Ferry employees said the automobile’s engine was racing while the car was parked on the street in Norfolk awaiting arrival of the boat and that Admiral Wilkinson alighted from the car, reached to the floor and the engine stopped racing.  It was believed that the accelerator pedal was not working properly.  The car was recovered later in the morning.

Admiral Wilkinson – “Ping” Wilkinson as he was known throughout the Pacific Fleer – was one of the Navy’s leaders in amphibious warfare, a Congressional Medal of Honor man whose name was associated with great Pacific victories in the Second World War: New Georgia, Vella Lavella, Treasury Island, Bougainville, Peleliu and Angaur in the Palaus and Leyte and Lingayen Gulf in the Philippines.

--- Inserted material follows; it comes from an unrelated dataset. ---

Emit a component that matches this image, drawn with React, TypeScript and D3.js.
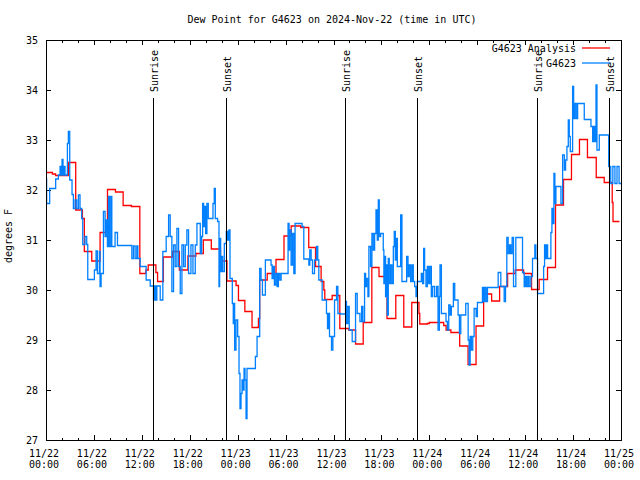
import React from "react";
import * as d3 from "d3";

// ---- data (hours since 2024-11-22 00:00 UTC, dew point °F) ----
const analysisHours = [0, 0.8, 1.2, 2.8, 3.72, 4.56, 4.8, 5.73, 6.77, 7.7, 8.7, 9.66, 10.7, 11.75, 12.5, 12.8, 13.76, 13.97, 14.7, 15.85, 16.7, 17.77, 18.77, 19.7, 20.7, 21.85, 22.66, 23.8, 24.1, 24.9, 25.8, 26.6, 26.76, 27.7, 28.8, 29.8, 30.7, 31.9, 32.9, 33.75, 34.45, 34.79, 34.91, 35.83, 36.79, 37.92, 38.76, 39.72, 40.8, 41.7, 42.7, 43.8, 44.8, 45.8, 46.7, 46.8, 47.75, 48.0, 49.8, 50.1, 50.7, 51.8, 52.85, 53.85, 54.8, 55.8, 56.8, 57.8, 58.75, 59.8, 60.8, 61.75, 62.8, 63.8, 64.8, 65.8, 66.8, 67.8, 68.9, 69.9, 70.9, 71.0, 71.8];
const analysisValues = [32.35, 32.32, 32.29, 32.55, 31.6, 31.43, 30.77, 30.58, 31.15, 32.01, 31.96, 31.69, 31.67, 30.33, 30.4, 30.5, 30.35, 30.17, 30.66, 30.77, 30.4, 30.68, 30.73, 31.0, 30.82, 30.58, 30.18, 30.09, 29.79, 29.57, 29.25, 29.43, 30.2, 30.33, 30.61, 31.08, 31.28, 31.25, 30.85, 30.47, 30.17, 30.0, 29.81, 29.89, 29.23, 29.2, 28.92, 29.35, 30.45, 30.27, 29.43, 29.89, 29.26, 29.75, 29.53, 29.32, 29.33, 29.35, 29.29, 29.2, 29.15, 28.88, 28.51, 29.28, 29.92, 29.78, 30.07, 30.33, 30.4, 30.33, 30.01, 30.21, 30.45, 31.7, 32.21, 32.71, 33.01, 32.65, 32.25, 32.15, 31.75, 31.37, 31.37];

const obsHours = [0.0, 0.08, 0.46, 1.21, 1.55, 1.76, 1.88, 2.01, 2.13, 2.26, 2.38, 2.68, 2.8, 2.97, 3.26, 3.43, 3.64, 3.85, 4.06, 4.26, 4.47, 4.6, 4.89, 5.1, 5.23, 6.06, 6.27, 6.44, 6.69, 6.77, 6.9, 7.19, 7.4, 7.53, 7.69, 7.82, 7.94, 8.11, 8.24, 8.65, 8.95, 10.75, 10.95, 11.16, 11.37, 11.5, 11.79, 12.54, 13.05, 13.46, 13.59, 13.72, 13.88, 14.3, 14.63, 15.05, 15.35, 15.55, 15.76, 15.97, 16.18, 16.39, 16.6, 16.81, 17.02, 17.23, 17.44, 17.64, 17.85, 18.15, 18.4, 18.69, 18.9,
  19.32, 19.49, 19.61, 19.74, 19.86, 19.99, 20.15, 20.32, 20.91, 21.07, 21.2, 21.49, 21.66, 21.74, 21.87, 21.99, 22.12, 22.33, 22.58, 22.75, 22.91, 23.04, 23.33, 23.45, 23.54, 23.62, 23.79, 24.0, 24.17, 24.29, 24.42, 24.55, 24.67, 24.8, 24.92, 25.05, 25.17, 26.22, 26.43, 26.76, 26.93, 27.1, 27.47, 28.18, 28.31, 28.44, 28.6, 28.77, 28.94, 29.1, 29.27, 29.44, 30.31, 30.44, 30.52, 30.69, 30.86, 31.03, 31.19, 32.07, 32.28, 32.91, 33.03, 33.2, 33.37, 33.62, 33.87, 34.03, 34.16, 34.58, 35.12, 35.25, 35.37, 35.5, 35.75, 35.92, 36.13, 36.38, 36.55, 36.88, 37.51, 37.63, 37.8, 37.97, 38.34, 38.76, 38.97, 39.31, 39.52, 39.68, 39.89, 40.02, 40.14, 40.31, 40.43, 40.64, 40.81, 40.98, 41.15, 41.32, 41.48, 41.61, 41.73,
  41.9, 42.23, 42.31, 42.44, 42.52, 42.65, 42.73, 42.86, 42.98, 43.15, 43.32, 43.49, 43.61, 43.74, 43.86, 43.99, 44.41, 44.57, 45.16, 45.33, 45.49, 45.66, 45.83, 45.99, 46.16, 46.33, 46.49, 47.0, 47.16, 47.29, 47.41, 47.58, 47.75, 47.92, 48.08, 48.25, 48.42, 48.67, 48.92, 49.09, 49.26, 49.34, 49.51, 50.09, 50.26, 50.43, 50.6, 50.76, 51.01, 51.18, 51.6, 51.77, 51.94, 52.56, 52.86, 52.98, 53.11, 53.27, 53.44, 53.61, 53.86, 54.02, 54.65, 54.78, 54.94, 55.11, 55.28, 56.62, 56.95, 57.37, 57.54, 57.7, 57.87, 58.04, 58.2, 58.37, 58.54, 58.83, 59.67, 59.88, 60.0, 60.17, 60.34, 60.5, 60.71, 60.92, 61.21, 61.34, 61.55, 62.31, 62.43, 62.56, 62.68, 62.81,
  63.22, 63.35, 63.47, 63.6, 63.72, 63.85, 64.48, 64.69, 64.9, 65.06, 65.23, 65.4, 65.52, 65.65, 65.94, 66.07, 66.23, 66.4, 66.57, 67.4, 68.24, 68.45, 68.58, 68.74, 68.87, 68.99, 69.28, 70.46, 70.72, 70.98, 71.24, 71.5, 71.76, 72.0];
const obsValues = [32.22, 31.73, 32.03, 32.22, 32.3, 32.47, 32.3, 32.61, 32.3, 32.47, 32.3, 32.93, 33.17, 32.2, 31.91, 31.63, 31.8, 31.63, 31.9, 31.63, 31.43, 30.91, 31.07, 30.91, 30.21, 30.4, 30.78, 30.33, 30.77, 30.07, 30.33, 31.57, 31.07, 31.4, 30.87, 31.87, 30.87, 31.87, 30.87, 31.15, 30.89, 30.63, 30.88, 30.63, 30.88, 30.63, 30.47, 30.2, 30.08, 29.8, 30.08, 29.8, 30.08, 29.8, 30.77, 31.07, 31.5, 31.07, 29.97, 30.9, 30.47, 31.23, 30.47, 29.93, 30.9, 30.47, 30.9, 31.2, 30.33, 30.9, 30.33, 30.9, 31.33,
  30.73, 31.07, 31.73, 31.27, 31.67, 31.13, 31.73, 31.43, 31.73, 32.03, 31.43, 31.37, 30.07, 31.03, 30.37, 30.67, 30.37, 30.93, 31.17, 31.0, 31.2, 30.23, 29.73, 29.33, 29.73, 28.8, 29.4, 29.07, 28.33, 27.63, 27.93, 28.2, 28.0, 28.43, 28.2, 27.43, 28.43, 28.67, 29.07, 30.43, 30.2, 29.9, 30.6, 30.5, 30.23, 30.47, 30.1, 30.33, 30.07, 30.33, 30.2, 30.33, 31.33, 30.8, 31.2, 30.5, 31.13, 30.33, 31.33, 31.27, 30.62, 30.5, 30.8, 30.6, 30.33, 30.6, 30.87, 30.6, 30.2, 29.8, 29.53, 29.23, 29.53, 29.07, 28.8, 29.07, 29.8, 30.07, 29.53, 29.52, 29.77, 29.33, 29.67, 29.2, 28.97, 29.93, 29.53, 29.37, 29.67, 29.37, 30.33, 30.07, 30.23, 29.87, 30.87, 30.47, 31.13, 30.8, 31.13, 31.6, 31.0, 31.8, 31.07,
  31.13, 30.8, 30.13, 30.67, 29.87, 30.5, 29.5, 30.63, 30.13, 30.5, 30.13, 30.87, 31.17, 30.6, 31.03, 30.47, 31.5, 30.17, 30.67, 30.27, 30.5, 30.17, 30.5, 30.17, 30.07, 29.87, 30.17, 30.33, 30.13, 30.83, 30.4, 30.07, 30.47, 30.13, 30.47, 29.87, 30.07, 29.87, 30.07, 29.2, 29.87, 30.5, 29.53, 29.37, 29.2, 29.7, 29.5, 29.67, 30.13, 29.8, 29.5, 29.13, 29.5, 29.73, 29.0, 28.5, 29.07, 28.8, 29.07, 29.63, 29.47, 29.75, 30.05, 29.77, 30.05, 29.77, 30.05, 30.35, 30.07, 29.77, 30.07, 31.05, 30.73, 30.9, 30.73, 31.05, 30.07, 31.05, 30.35, 30.07, 30.27, 30.07, 30.27, 30.07, 30.27, 30.63, 30.9, 30.63, 29.93, 30.47, 30.9, 30.63, 30.9, 30.63,
  31.15, 31.63, 31.33, 32.33, 31.73, 32.07, 31.73, 32.7, 32.4, 32.6, 32.87, 33.4, 33.07, 32.77, 34.07, 33.43, 33.73, 33.43, 33.73, 33.41, 33.27, 32.97, 33.27, 32.97, 34.1, 32.8, 33.1, 32.47, 32.13, 32.47, 32.13, 32.47, 32.13, 32.13];

const sunEvents = [
  { label: "Sunrise", hour: 13.44 },
  { label: "Sunset", hour: 22.54 },
  { label: "Sunrise", hour: 37.48 },
  { label: "Sunset", hour: 46.5 },
  { label: "Sunrise", hour: 61.52 },
  { label: "Sunset", hour: 70.54 },
];

const yTicks = [27, 28, 29, 30, 31, 32, 33, 34, 35];
const titleText = "Dew Point for G4623 on 2024-Nov-22 (time in UTC)";
const yLabel = "degrees F";
const seriesNames = ["G4623 Analysis", "G4623"];
const seriesColors = ["#ff0000", "#0080ff"];

const START = Date.UTC(2024, 10, 22, 0, 0);
const END = Date.UTC(2024, 10, 25, 0, 0);
const toDate = (h: number) => new Date(START + h * 3600000);

export default function App() {
  const W = 640, H = 480;
  const L = 46, R = 621, T = 40, B = 440;
  const font = "'DejaVu Sans Mono', monospace";

  const x = d3.scaleUtc().domain([new Date(START), new Date(END)]).range([L, R]);
  const y = d3.scaleLinear().domain([27, 35]).range([B, T]);

  const line = d3
    .line<[number, number]>()
    .x((d) => x(toDate(d[0])))
    .y((d) => y(d[1]))
    .curve(d3.curveStepAfter);

  const analysis: [number, number][] = analysisHours.map((h, i) => [h, analysisValues[i]]);
  const obs: [number, number][] = obsHours.map((h, i) => [h, obsValues[i]]);

  const majors = x.ticks(d3.utcHour.every(6)!);
  const minors = x.ticks(d3.utcHour.every(2)!).filter((d) => d.getUTCHours() % 6 !== 0);
  const fmtDate = d3.utcFormat("%m/%d");
  const fmtTime = d3.utcFormat("%H:%M");

  const px = (v: number) => Math.round(v) + 0.5;

  return (
    <svg width={W} height={H} style={{ position: "absolute", left: 0, top: 0, background: "#fff" }} fontFamily={font} fontSize={10}>
      <rect x={0} y={0} width={W} height={H} fill="#fff" />
      <text x={332} y={23} textAnchor="middle">{titleText}</text>
      <text transform={`translate(12,236) rotate(-90)`} textAnchor="middle">{yLabel}</text>

      {yTicks.map((t) => (
        <g key={"y" + t}>
          <line x1={L} x2={L + 5} y1={px(y(t))} y2={px(y(t))} stroke="#000" shapeRendering="crispEdges" />
          <line x1={R - 5} x2={R} y1={px(y(t))} y2={px(y(t))} stroke="#000" shapeRendering="crispEdges" />
          <text x={38} y={y(t) + 4} textAnchor="end">{t}</text>
        </g>
      ))}

      {majors.map((d, i) => (
        <g key={"mx" + i}>
          <line x1={px(x(d))} x2={px(x(d))} y1={B} y2={B - 5} stroke="#000" shapeRendering="crispEdges" />
          <line x1={px(x(d))} x2={px(x(d))} y1={T} y2={T + 5} stroke="#000" shapeRendering="crispEdges" />
          <text x={x(d) - 2} y={457} textAnchor="middle">{fmtDate(d)}</text>
          <text x={x(d) - 2} y={468} textAnchor="middle">{fmtTime(d)}</text>
        </g>
      ))}
      {minors.map((d, i) => (
        <g key={"mn" + i}>
          <line x1={px(x(d))} x2={px(x(d))} y1={B} y2={B - 2.5} stroke="#000" shapeRendering="crispEdges" />
          <line x1={px(x(d))} x2={px(x(d))} y1={T} y2={T + 2.5} stroke="#000" shapeRendering="crispEdges" />
        </g>
      ))}

      <path d={line(analysis) || ""} fill="none" stroke={seriesColors[0]} strokeWidth={1.3} />
      <path d={line(obs) || ""} fill="none" stroke={seriesColors[1]} strokeWidth={1.3} />

      {sunEvents.map((e, i) => {
        const sx = px(x(toDate(e.hour)));
        return (
          <g key={"s" + i}>
            <line x1={sx} x2={sx} y1={98} y2={B} stroke="#000" strokeWidth={1} shapeRendering="crispEdges" />
            <text transform={`translate(${sx + 4},92) rotate(-90)`} textAnchor="start">{e.label}</text>
          </g>
        );
      })}

      <rect x={L + 0.5} y={T + 0.5} width={R - L} height={B - T} fill="none" stroke="#000" shapeRendering="crispEdges" />

      {seriesNames.map((n, i) => (
        <g key={"lg" + i}>
          <text x={576} y={52 + i * 15} textAnchor="end">{n}</text>
          <line x1={582} x2={610} y1={48 + i * 15} y2={48 + i * 15} stroke={seriesColors[i]} strokeWidth={1.3} />
        </g>
      ))}
    </svg>
  );
}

The tall, sandy-haired Admiral held top-tanking posts during the war, including Deputy Commander of the South Pacific Area and Commander of the Third Amphibious Force, Third Fleet. He closed his forty-year career in the Navy as a member of the Joint Strategic Survey Committee of the Joint Chiefs of Staff, a job that only started last month.

Admiral Wilkinson was Chief of Naval Intelligence at the time of Pearl Harbor, and was one of the witnesses recently at the Congressional hearings on the disaster.  He told the committee that Japan’s final “fighting” message, calling for war with the United States, was deciphered in full and delivered by himself to the Chief of Naval Operations some four hours before Hawaii was attacked.

The Admiral was an ardent sportsman while at the Naval Academy, where he received the “N” for track and his nickname “Ping” for his love of tennis and ping-pong.

Admiral Wilkinson’s career as a master of amphibious warfare had a dramatic beginning thirty-two years ago when, as an Ensign on the battleship Florida, he led a company of sailors in a landing force sent ashore at Vera Cruz, Mexico.  The action culminated in the seizure of the Vera Cruz Customs House on April 22, 1914.  It was for this action that he received the nation’s highest decoration.

The Admiral was born December 22, 1888 at Annapolis, Maryland, and was appointed to the Naval Academy in 1905.  He was first in his graduating class.  After filling various posts on land and sea, including assistant to the naval attaché at Paris, Admiral Wilkinson became Secretary of the Navy’s General Board in 1931.  He attended the disarmament conferences in Europe.

For three years, beginning in 1936, Admiral Wilkinson was bead of the Planning Division, Bureau of Navigation, and in early 1941 he assumed command of the battleship Mississippi.  In the summer of 1942, after he had been Chief of Naval Intelligence for about ten months, he took command of a battleship division and on January 30, 1943, he became Deputy Commander, South Pacific Area, and South Pacific Force.  Five months afterward he assumed command of the amphibious force, South Pacific, and later of the Third Amphibious Force.

Survivors include, besides his wife, his mother, who lived in Washington, D.C.; two daughters, Mrs. George Hall of Detroit and Mrs. Ralph Hunter of Hanover, New Hampshire; and a son, Theodore Jr, aged 11.


WILKINSON FUNERAL HELD
Forrestal, Nimitz at Rites for Admiral Who Was Drowned

WASHINGTON, February 25, 1946 – Secretary of the Navy James Forrestal and Fleet Admiral Chester W. Nimitz, Chief of Naval Operations, attended the funeral service and burial of Vice Admiral Theodore S. Wilkinson today.

The service, held at St. John’s Episcopal Church, was followed by burial with full military honors in Arlington National Cemetery.

Admiral Wilkinson, a former Chief of Naval Intelligence, was drowned Thursday in Norfolk when the automobile he was driving plunged from a ferry into the Elizabeth River.  His wife escaped.